FBI agents spent years monitoring the alleged agents, in some cases using undercover U.S. agents posing as Russian officials to meet some of them. They arrested 10 of the 11 in New York, Boston and northern Virginia in recent days—one is at large—in part because at least one of the group was preparing to permanently return to Russia, said a person familiar with the matter.

The case grew from a years-long FBI investigation focused on Russian espionage capabilities in the U.S since the breakup of the once-formidable spying operation of the former Soviet Union.

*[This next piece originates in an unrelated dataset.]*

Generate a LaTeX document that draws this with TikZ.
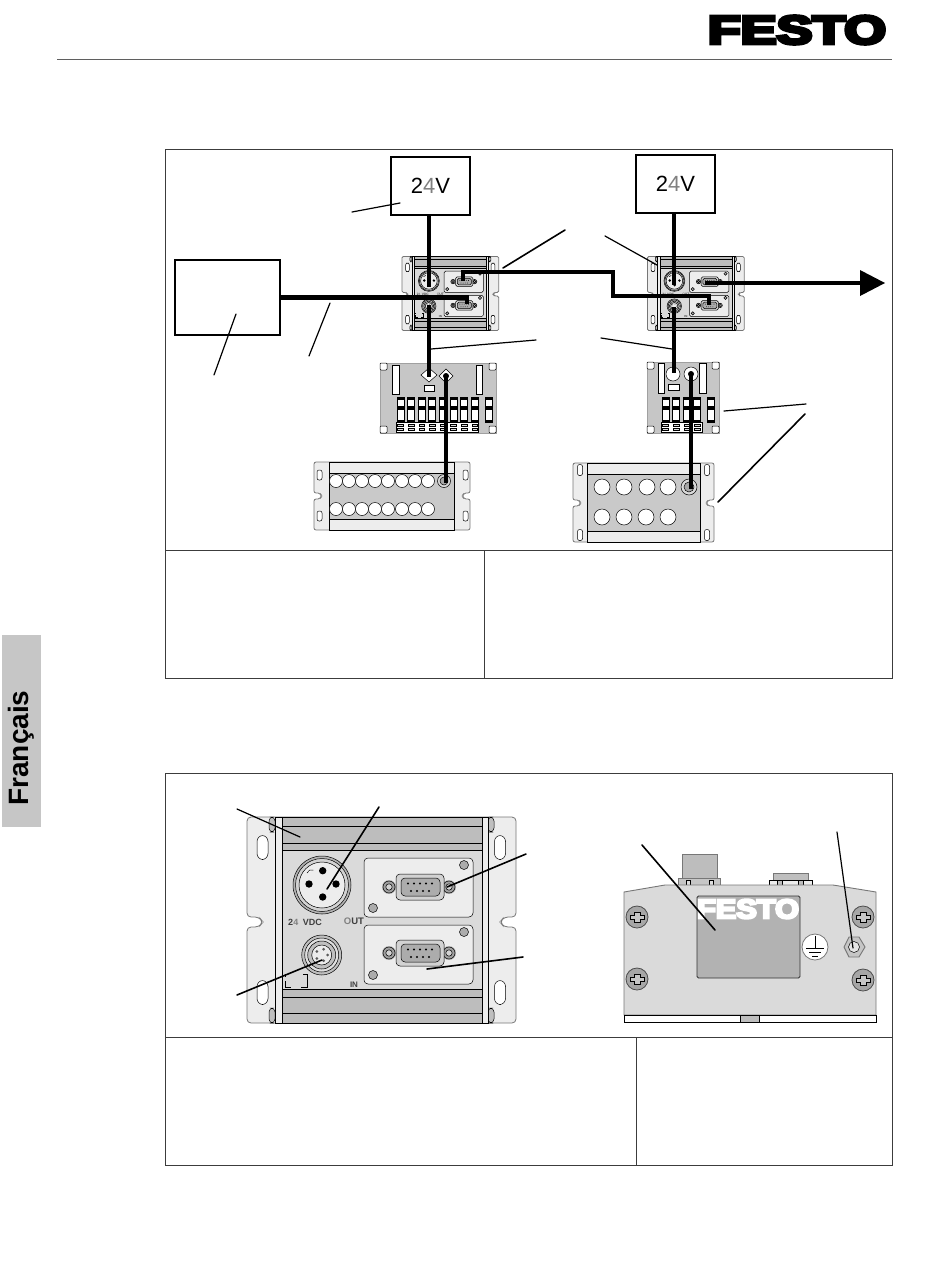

Among those arrested was Vicky Pelaez, a writer for the Spanish-language newspaper El Diario in New York. According to a professional biography for Ms. Pelaez, she is Peruvian-born. How she allegedly came to be involved with an alleged Russian spy ring was unclear.

The FBI affidavit said she traveled to an unnamed South American country to pick up cash for fellow agents in Yonkers sent by SVR handlers and to pass on messages. In one 2002 trip, Ms. Pelaez brought back $80,000 stuffed into her luggage—eight bags each containing $10,000,, according to the FBI. An attorney for Ms. Pelaez couldn’t be reached.

The FBI said that the apparent ringleader of the group, Christopher Metsos, an alleged Russian agent who lives overseas and who remains at large, buried a large amount of cash in upstate New York, which two years later other defendants living in Seattle flew to New York to dig up. In one September, 2009, meeting, videotaped by FBI agents, two of the alleged agents met in a park in the Fort Greene neighborhood, Brooklyn, N.Y., to hand of a $150,000 in cash inside a bag, and a flash memory card that had been provided by Russian official weeks earlier, according to the FBI affidavit.